Обычно на её лепет и простенькие ласки отвечал зевотой и исчезал по неделям, по месяцам. Бывал или в студии художника, или в кабаках с друзьями. И когда её не стало он не винил себя, поскольку относился к ней с вниманием, помогал деньгами и только лишь пренебрегал и не ценил её чувствами — других оскорблений не видел.
4. Бедная Наташа
Сидя у её смертного одра, он мысленно читал историю Наташи и своей любви, и когда вся история тихо развилась и образ умирающей стал перед ним немым укором, он побледнел. Эта любовь на смертном одре жгла его, как раскаленное железо; каждую ласку принимал он с рыданием, как сорванный с могилы цветок.

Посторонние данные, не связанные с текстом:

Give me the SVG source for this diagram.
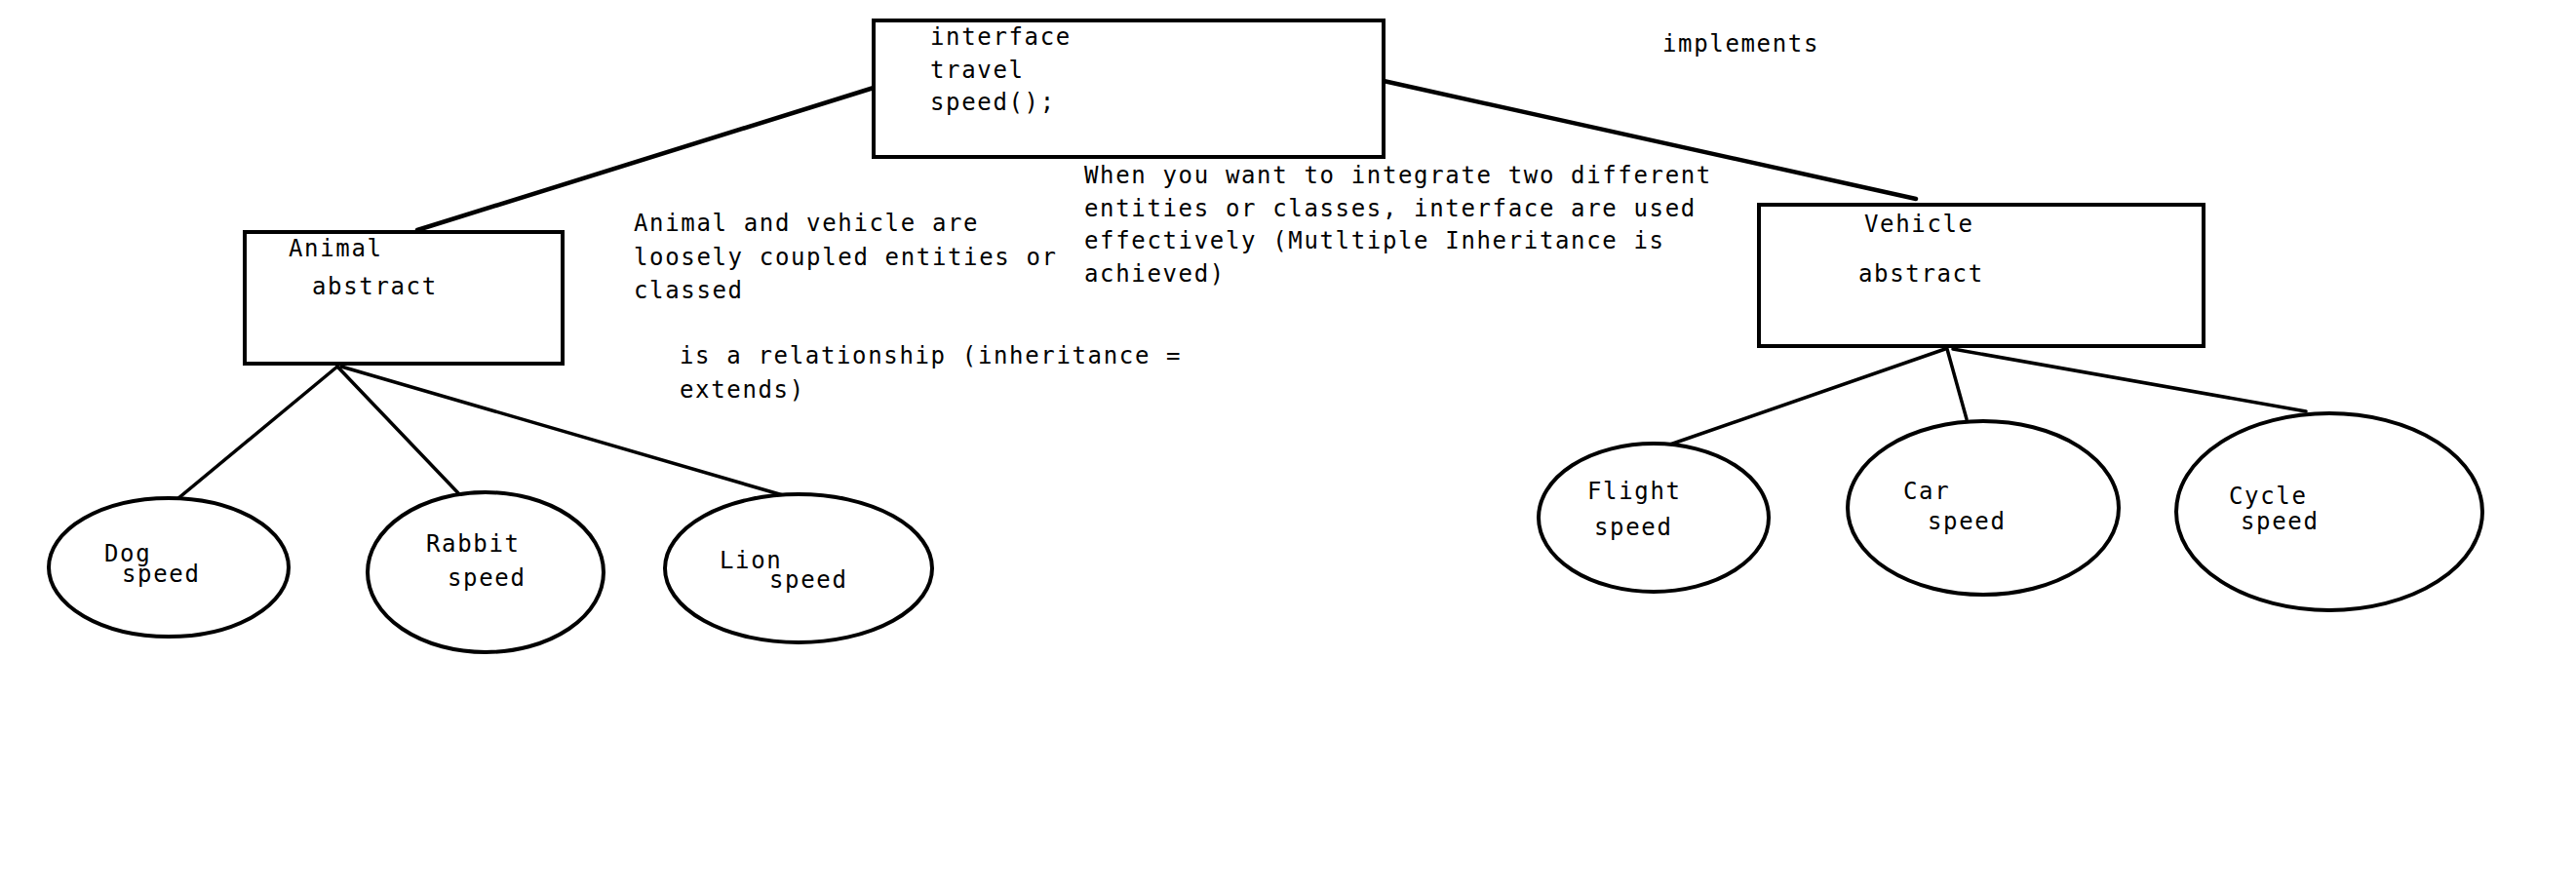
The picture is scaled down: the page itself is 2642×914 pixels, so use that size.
<svg xmlns="http://www.w3.org/2000/svg" width="2642" height="914" viewBox="0 0 2642 914">
  <style>
    .box { fill: #ffffff; stroke: #000000; stroke-width: 4; }
    .oval { fill: #ffffff; stroke: #000000; stroke-width: 4; }
    .conn line { stroke: #000000; stroke-linecap: round; }
    .thick { stroke-width: 4.5; }
    .thin { stroke-width: 3.5; }
    text { font-family: "DejaVu Sans Mono", "Liberation Mono", monospace; font-size: 24px; letter-spacing: 1.65px; fill: #000000; }
  </style>
  <rect x="0" y="0" width="2642" height="914" fill="#ffffff"/>

  <g id="connectors" class="conn">
    <line class="thick" x1="896" y1="90" x2="428" y2="236"/>
    <line class="thick" x1="1419" y1="83" x2="1965" y2="204"/>
    <line class="thin" x1="346" y1="376" x2="183" y2="511"/>
    <line class="thin" x1="346" y1="376" x2="473" y2="509"/>
    <line class="thin" x1="350" y1="376" x2="803" y2="508"/>
    <line class="thin" x1="1995" y1="358" x2="1707" y2="458"/>
    <line class="thin" x1="1997" y1="358" x2="2017" y2="430"/>
    <line class="thin" x1="2003" y1="358" x2="2365" y2="422"/>
  </g>

  <g id="interface">
    <rect class="box" x="896" y="21" width="523" height="140"/>
    <text x="954" y="46">interface</text>
    <text x="954" y="80">travel</text>
    <text x="954" y="113">speed();</text>
  </g>

  <g id="animal">
    <rect class="box" x="251" y="238" width="326" height="135"/>
    <text x="296" y="263">Animal</text>
    <text x="320" y="302">abstract</text>
  </g>

  <g id="vehicle">
    <rect class="box" x="1804" y="210" width="456" height="145"/>
    <text x="1912" y="238">Vehicle</text>
    <text x="1906" y="289">abstract</text>
  </g>

  <g id="dog">
    <ellipse class="oval" cx="173" cy="582" rx="123" ry="71"/>
    <text x="107" y="576">Dog</text>
    <text x="125" y="597">speed</text>
  </g>

  <g id="rabbit">
    <ellipse class="oval" cx="498" cy="587" rx="121" ry="82"/>
    <text x="437" y="566">Rabbit</text>
    <text x="459" y="601">speed</text>
  </g>

  <g id="lion">
    <ellipse class="oval" cx="819" cy="583" rx="137" ry="76"/>
    <text x="738" y="583">Lion</text>
    <text x="789" y="603">speed</text>
  </g>

  <g id="flight">
    <ellipse class="oval" cx="1696" cy="531" rx="118" ry="76"/>
    <text x="1628" y="512">Flight</text>
    <text x="1635" y="549">speed</text>
  </g>

  <g id="car">
    <ellipse class="oval" cx="2034" cy="521" rx="139" ry="89"/>
    <text x="1952" y="512">Car</text>
    <text x="1977" y="543">speed</text>
  </g>

  <g id="cycle">
    <ellipse class="oval" cx="2389" cy="525" rx="157" ry="101"/>
    <text x="2286" y="517">Cycle</text>
    <text x="2298" y="543">speed</text>
  </g>

  <g id="notes">
    <text x="1705" y="53">implements</text>
    <text x="1112" y="188">When you want to integrate two different</text>
    <text x="1112" y="222">entities or classes, interface are used</text>
    <text x="1112" y="255">effectively (Mutltiple Inheritance is</text>
    <text x="1112" y="289">achieved)</text>
    <text x="650" y="237">Animal and vehicle are</text>
    <text x="650" y="272">loosely coupled entities or</text>
    <text x="650" y="306">classed</text>
    <text x="697" y="373">is a relationship (inheritance =</text>
    <text x="697" y="408">extends)</text>
  </g>
</svg>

“Смерть! Боже, дай ей жизнь и счастье и возьми у меня всё!” — вопила в нем поздняя, отчаянная мольба. Он мысленно всходил на эшафот, сам клал голову на плаху и кричал: “Я преступник!.. если не убил, то дал убить ее: я не хотел понять ее, искал ада и молний там, где был только тихий свет лампады и цветы. Что же я такое, Боже мой! Ужели я…”
Он опять приникал лицом к ее подушке и мысленно молил не умирать, творил обеты счастья до самопожертвования. “Поздно! Поздно!” — говорило ему отчаяние и ее трудные вздохи.
Сожаление
Райский, окончив чтение своего дневника, сидел несколько времени угрюмый, задумчивый.
«Бледен этот очерк! — сказал он про себя, — так теперь не пишут. Эта наивность достойна эпохи “Бедной Лизы” Карамзина (как и у героинь Достоевского: Бедные люди, Униженные и оскорбленные).
И портрет её (он подошел к мольберту) — не портрет, а чуть подмалеванный эскиз. Бедная Наташа! — со вздохом отнесся он наконец к ее памяти, глядя на эскиз. — Ты и живая была так же бледно окрашена в цвета жизни, как и на полотне моей кистью, и на бумаге пером! Надо переделать и то и другое!» — заключил он.